The exhibit also includes four replicas of the wampum belts from the Treaty of Niagara in 1764.
“We’re hoping by the time people begin at the beginning, look at the wampum and understand what wampum are about, then look at the five maps, and then move on to the stories from community members about how we’ve broken our promises that were exchanged over wampum,” Virtue said.
“How we’ve used our colonial laws to get around those promises and then get around the treaties themselves using the Indian Act. The voices of community members are actually articulating the damage that’s done, the trauma that that has caused that community.”
A public inquiry into the Ipperwash Crisis, released in 2007, found Ontario’s then-premier Mike Harris and the federal government responsible for George’s death. Inquiry commissioner Sidney Linden called for the disputed land to be returned.
In 2016, Ottawa signed an agreement to return the former Camp Ipperwash to the First Nation, along with $95 million in compensation to “invest in a brighter future.”
Because of the site’s past as a former military training camp, the grounds are littered with unexploded ordinances and environmental dangers, such as contaminated soil. As part of the agreement, the former camp lands, vacated by the military in1995, would be safe and environmentally sound upon return to the First Nation.
Work cleaning the grounds has been ongoing for years and is expected to take another 25 years, with land transferred in parcels.
In 2009, the province signed an agreement to transfer the former provincial park back to aboriginal hands once years of environmental and archaeological studies and clean-up had finished.
The First Nation had long argued the park was part of the original Stony Point Reserve, an unceded tract of land established in an 1827 treaty but whose history with aboriginal groups goes back thousands of years.
Just over 113 acres of parkland was officially returned to the First Nation late last month, more than a decade late, as an addition to the reserve.
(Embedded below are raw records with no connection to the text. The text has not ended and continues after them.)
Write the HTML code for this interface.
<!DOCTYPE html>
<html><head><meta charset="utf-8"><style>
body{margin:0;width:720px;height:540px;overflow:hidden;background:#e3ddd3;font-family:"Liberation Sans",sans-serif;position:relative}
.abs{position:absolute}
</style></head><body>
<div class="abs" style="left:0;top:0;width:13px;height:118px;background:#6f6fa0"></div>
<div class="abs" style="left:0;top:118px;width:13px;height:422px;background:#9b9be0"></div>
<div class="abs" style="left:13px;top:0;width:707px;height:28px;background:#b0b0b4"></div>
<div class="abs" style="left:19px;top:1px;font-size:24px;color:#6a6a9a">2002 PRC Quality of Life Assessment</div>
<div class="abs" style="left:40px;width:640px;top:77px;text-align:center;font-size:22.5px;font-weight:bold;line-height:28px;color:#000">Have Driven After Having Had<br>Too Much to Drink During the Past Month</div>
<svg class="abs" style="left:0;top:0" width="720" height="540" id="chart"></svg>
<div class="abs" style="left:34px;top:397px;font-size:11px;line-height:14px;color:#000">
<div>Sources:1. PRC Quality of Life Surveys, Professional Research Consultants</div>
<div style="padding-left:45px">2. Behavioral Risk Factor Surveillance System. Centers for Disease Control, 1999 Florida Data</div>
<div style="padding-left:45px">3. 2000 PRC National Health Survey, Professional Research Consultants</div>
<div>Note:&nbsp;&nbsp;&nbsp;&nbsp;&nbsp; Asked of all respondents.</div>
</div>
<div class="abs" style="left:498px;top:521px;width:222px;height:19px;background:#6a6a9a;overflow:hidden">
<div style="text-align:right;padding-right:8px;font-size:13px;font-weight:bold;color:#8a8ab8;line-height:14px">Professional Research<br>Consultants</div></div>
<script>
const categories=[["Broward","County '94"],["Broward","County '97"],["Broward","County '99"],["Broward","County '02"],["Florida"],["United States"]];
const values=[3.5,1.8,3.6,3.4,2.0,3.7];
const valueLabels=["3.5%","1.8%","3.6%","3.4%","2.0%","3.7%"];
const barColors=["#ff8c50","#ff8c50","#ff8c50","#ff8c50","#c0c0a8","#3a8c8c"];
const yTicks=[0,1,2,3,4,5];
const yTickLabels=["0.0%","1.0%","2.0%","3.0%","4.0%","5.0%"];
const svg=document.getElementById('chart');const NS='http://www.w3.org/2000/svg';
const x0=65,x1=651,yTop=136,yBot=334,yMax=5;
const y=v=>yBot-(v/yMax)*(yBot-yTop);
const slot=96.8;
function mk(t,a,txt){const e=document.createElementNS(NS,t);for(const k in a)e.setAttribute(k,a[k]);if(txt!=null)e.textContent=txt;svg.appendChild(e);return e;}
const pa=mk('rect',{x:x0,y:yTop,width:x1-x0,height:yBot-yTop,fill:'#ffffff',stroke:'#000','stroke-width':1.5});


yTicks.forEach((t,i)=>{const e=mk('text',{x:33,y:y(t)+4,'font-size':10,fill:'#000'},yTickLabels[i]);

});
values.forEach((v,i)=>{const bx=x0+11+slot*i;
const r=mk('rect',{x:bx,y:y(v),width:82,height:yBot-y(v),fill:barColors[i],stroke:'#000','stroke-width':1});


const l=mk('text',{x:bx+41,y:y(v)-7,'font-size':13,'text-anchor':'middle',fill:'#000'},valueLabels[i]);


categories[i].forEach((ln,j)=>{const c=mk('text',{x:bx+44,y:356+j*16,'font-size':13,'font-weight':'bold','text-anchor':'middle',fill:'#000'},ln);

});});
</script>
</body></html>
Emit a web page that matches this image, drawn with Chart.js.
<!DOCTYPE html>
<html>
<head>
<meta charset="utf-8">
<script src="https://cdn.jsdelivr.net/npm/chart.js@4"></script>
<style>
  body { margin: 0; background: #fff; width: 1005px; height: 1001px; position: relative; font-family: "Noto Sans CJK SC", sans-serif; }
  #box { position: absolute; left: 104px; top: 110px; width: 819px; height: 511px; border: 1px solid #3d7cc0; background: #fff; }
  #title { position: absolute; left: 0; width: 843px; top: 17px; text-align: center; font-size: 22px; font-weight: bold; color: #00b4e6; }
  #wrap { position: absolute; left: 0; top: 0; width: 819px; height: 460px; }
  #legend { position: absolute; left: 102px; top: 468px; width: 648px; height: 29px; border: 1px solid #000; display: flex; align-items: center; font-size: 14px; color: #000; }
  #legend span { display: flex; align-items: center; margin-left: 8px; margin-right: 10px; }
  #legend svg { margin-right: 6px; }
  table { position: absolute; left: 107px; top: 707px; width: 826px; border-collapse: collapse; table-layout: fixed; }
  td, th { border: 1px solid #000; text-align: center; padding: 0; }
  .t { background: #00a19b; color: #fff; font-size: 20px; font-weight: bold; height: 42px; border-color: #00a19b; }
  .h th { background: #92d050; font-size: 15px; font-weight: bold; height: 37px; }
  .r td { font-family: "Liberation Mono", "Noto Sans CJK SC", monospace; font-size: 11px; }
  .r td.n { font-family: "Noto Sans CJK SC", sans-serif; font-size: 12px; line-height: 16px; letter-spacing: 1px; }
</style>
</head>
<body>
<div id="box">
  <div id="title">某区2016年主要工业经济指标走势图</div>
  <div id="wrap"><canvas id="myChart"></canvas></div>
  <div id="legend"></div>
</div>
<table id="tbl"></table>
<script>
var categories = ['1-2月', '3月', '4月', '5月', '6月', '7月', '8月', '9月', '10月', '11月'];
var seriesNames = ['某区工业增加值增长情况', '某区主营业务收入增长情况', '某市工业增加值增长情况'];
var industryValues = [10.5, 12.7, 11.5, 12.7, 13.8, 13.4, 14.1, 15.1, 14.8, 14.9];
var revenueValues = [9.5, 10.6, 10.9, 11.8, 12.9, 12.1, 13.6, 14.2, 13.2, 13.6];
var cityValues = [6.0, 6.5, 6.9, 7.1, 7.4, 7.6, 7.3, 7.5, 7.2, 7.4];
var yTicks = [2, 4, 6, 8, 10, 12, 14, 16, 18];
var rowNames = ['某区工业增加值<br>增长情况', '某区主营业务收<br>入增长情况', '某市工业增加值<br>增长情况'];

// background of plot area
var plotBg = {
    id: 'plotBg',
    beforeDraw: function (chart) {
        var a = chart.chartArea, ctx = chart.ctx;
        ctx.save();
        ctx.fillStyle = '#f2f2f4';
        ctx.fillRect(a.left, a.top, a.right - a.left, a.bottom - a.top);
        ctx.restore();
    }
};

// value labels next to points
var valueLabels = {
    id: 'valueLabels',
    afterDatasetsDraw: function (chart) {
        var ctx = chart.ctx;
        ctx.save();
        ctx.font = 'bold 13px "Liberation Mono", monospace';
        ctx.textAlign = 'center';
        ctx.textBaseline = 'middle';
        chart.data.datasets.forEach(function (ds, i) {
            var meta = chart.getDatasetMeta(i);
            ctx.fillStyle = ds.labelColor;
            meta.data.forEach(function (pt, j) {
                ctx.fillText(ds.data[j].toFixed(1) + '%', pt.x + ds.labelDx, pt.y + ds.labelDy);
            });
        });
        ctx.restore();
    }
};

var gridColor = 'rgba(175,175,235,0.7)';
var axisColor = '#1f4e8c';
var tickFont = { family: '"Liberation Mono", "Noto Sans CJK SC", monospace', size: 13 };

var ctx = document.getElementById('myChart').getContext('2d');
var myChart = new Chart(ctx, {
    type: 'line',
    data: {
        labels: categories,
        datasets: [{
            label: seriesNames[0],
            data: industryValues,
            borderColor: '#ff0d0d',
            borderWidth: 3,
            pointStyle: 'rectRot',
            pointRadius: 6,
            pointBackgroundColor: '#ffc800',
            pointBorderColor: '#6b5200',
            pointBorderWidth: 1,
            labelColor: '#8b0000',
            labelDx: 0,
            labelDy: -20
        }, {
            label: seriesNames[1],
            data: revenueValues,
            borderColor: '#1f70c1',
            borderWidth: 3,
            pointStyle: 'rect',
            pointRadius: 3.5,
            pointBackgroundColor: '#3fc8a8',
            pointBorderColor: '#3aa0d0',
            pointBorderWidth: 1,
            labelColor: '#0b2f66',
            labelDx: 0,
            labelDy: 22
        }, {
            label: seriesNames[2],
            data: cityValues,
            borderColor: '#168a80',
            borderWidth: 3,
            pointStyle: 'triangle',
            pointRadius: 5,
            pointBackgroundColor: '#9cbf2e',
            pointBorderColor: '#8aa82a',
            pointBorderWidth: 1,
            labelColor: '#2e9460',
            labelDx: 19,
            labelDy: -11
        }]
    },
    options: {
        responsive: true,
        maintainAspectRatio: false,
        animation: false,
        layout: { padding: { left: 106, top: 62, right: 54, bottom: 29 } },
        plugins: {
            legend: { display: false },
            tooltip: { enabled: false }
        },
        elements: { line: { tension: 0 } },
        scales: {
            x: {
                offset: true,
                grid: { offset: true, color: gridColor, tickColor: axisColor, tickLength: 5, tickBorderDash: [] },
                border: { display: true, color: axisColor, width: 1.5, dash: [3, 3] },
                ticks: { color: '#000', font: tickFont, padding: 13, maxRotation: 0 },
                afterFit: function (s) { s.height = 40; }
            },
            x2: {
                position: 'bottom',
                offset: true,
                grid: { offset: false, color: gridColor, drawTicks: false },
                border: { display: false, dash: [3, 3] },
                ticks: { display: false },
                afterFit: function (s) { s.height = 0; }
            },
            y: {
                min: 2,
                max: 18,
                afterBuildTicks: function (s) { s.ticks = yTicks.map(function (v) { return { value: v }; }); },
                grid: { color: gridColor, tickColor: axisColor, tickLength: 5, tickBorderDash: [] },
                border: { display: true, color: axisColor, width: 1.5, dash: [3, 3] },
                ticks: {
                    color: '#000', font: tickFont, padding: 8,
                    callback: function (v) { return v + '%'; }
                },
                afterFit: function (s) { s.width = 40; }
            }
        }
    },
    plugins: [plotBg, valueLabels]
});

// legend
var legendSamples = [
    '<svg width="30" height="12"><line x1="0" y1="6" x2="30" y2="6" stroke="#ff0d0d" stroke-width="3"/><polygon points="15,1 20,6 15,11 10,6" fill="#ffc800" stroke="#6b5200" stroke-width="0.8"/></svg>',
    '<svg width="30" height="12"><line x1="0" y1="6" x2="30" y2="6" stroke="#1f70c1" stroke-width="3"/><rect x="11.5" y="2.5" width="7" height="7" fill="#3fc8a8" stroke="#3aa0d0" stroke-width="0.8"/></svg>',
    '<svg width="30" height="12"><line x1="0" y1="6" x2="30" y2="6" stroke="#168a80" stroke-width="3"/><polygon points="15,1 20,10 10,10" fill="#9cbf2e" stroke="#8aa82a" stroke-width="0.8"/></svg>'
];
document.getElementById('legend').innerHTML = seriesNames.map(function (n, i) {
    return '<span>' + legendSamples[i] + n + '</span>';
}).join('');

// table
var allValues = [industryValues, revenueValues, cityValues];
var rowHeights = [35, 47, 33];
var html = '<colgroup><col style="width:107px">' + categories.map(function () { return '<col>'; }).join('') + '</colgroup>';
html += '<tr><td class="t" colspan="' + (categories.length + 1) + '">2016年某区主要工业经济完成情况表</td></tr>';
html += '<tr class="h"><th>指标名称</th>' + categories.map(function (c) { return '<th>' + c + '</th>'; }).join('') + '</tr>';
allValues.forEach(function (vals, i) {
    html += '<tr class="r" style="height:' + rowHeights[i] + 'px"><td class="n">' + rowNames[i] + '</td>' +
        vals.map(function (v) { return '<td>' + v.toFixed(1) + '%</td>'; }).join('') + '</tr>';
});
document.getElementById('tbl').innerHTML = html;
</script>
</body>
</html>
The province had to first transfer the lands to the federal government in July, which then returned the lands to the First Nation.
“The return of the former provincial parklands is an important legal indicator for our ancestors and our future generations that we’re home again and the land is legally ours,” said Jason Henry, chief of Chippewas of Kettle and Stony Point First Nation.
“The return of this portion of the lands is but a small portion of what was lost and although the process is not perfect, it gives hope that in the future we may see the full return of Aazhoodena (Stony Point).”